I risultati della politica di W. non furono tutti buoni. Nell'eccessivo sviluppo delle attività parlamentari s'insinuò e si sviluppò la corruzione, che il W. appoggiò e praticò largamente, col sistema della corruzione dei deputati e degli elettori e col traffico dei favori, ostentando anche un cinismo per cui non si peritava di dichiarare che non c'era coscienza che non si potesse acquistare, purché non si lesinasse sul prezzo, e di vantarsi di conoscere il prezzo delle coscienze di tutti i suoi colleghi in parlamento. Con ciò il W. ebbe influenza nefasta nella maturazione di quella crisi morale che travagliò e minacciò di rovinare l'Inghilterra verso la metà del sec. XVIII, e contro la quale reagirono efficacemente nel campo morale e religioso Wesley e nel campo politico Pitt il Vecchio.

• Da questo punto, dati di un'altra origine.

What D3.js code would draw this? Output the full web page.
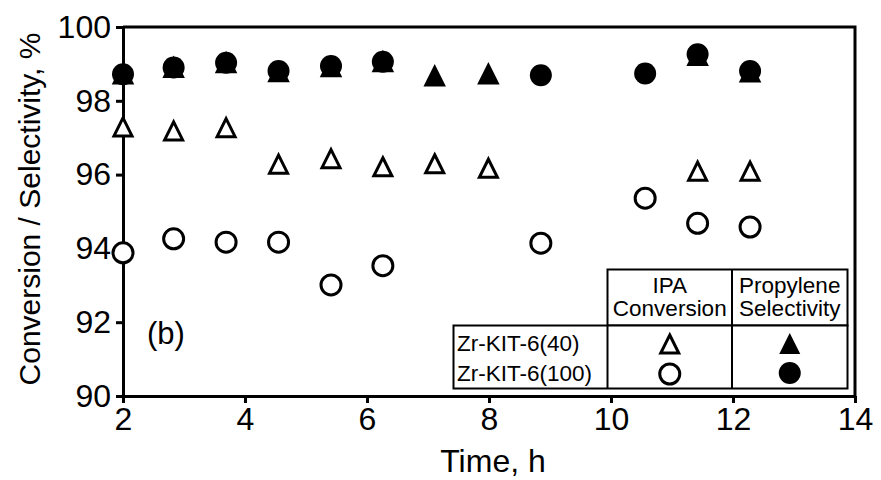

Del pari, la sua politica di pacifismo ad oltranza e di trascuratezza e di assenteismo dai grandi problemi internazionali e coloniali finì col compromettere gl'interessi dell'Inghilterra in Europa e fuori d'Europa, a vantaggio della Francia e della Spagna. Già nel 1738 gli effetti della ripresa delle due potenze borboniche risultate vittoriose contro l'Austria nella guerra di successione di Polonia e avvantaggiatesi l'una verso il Reno, l'altra in Italia, apparivano preoccupanti per l'Inghilterra. Intanto nel campo coloniale e commerciale la Spagna cercava di reprimere con misure energiche l'uso troppo largo che l'Inghilterra faceva dei privilegi accordatile dal trattato di Utrecht, dal che nascevano incidenti e conflitti che portarono all'esasperazione l'opinione pubblica inglese. Sintomo di ciò fu la formazione, nel seno dello stesso partito whig, di un raggruppamento detto dei patrioti, che si mise a combattere il pacifismo di W. e a reclamare una politica più energica, tanto che nel 1739 il W. sotto l'urto di tale corrente dovette piegare ed iniziare una guerra contro la Spagna nel campo coloniale.

Fu il preannuncio al tramonto di W. e del suo sistema, che crollò definitivamente due anni dopo, quando il conflitto si allargò anche alla Francia, e si intrecciò con le vicende della guerra di successione d'Austria. A questo punto il partito dei patrioti riuscì a rovesciare il ministro già onnipotente, che caduto dal governo ed eliminato anche dalla Camera dei comuni, finì la sua vita politica come membro della Camera dei Lord.

Dell'opera sua rimanevano però risultati tali da assicurargli un alto posto nel novero dei fondatori della moderna Inghilterra, e cioè le basi del sistema parlamentare costituzionale e quelle dello sviluppo economico.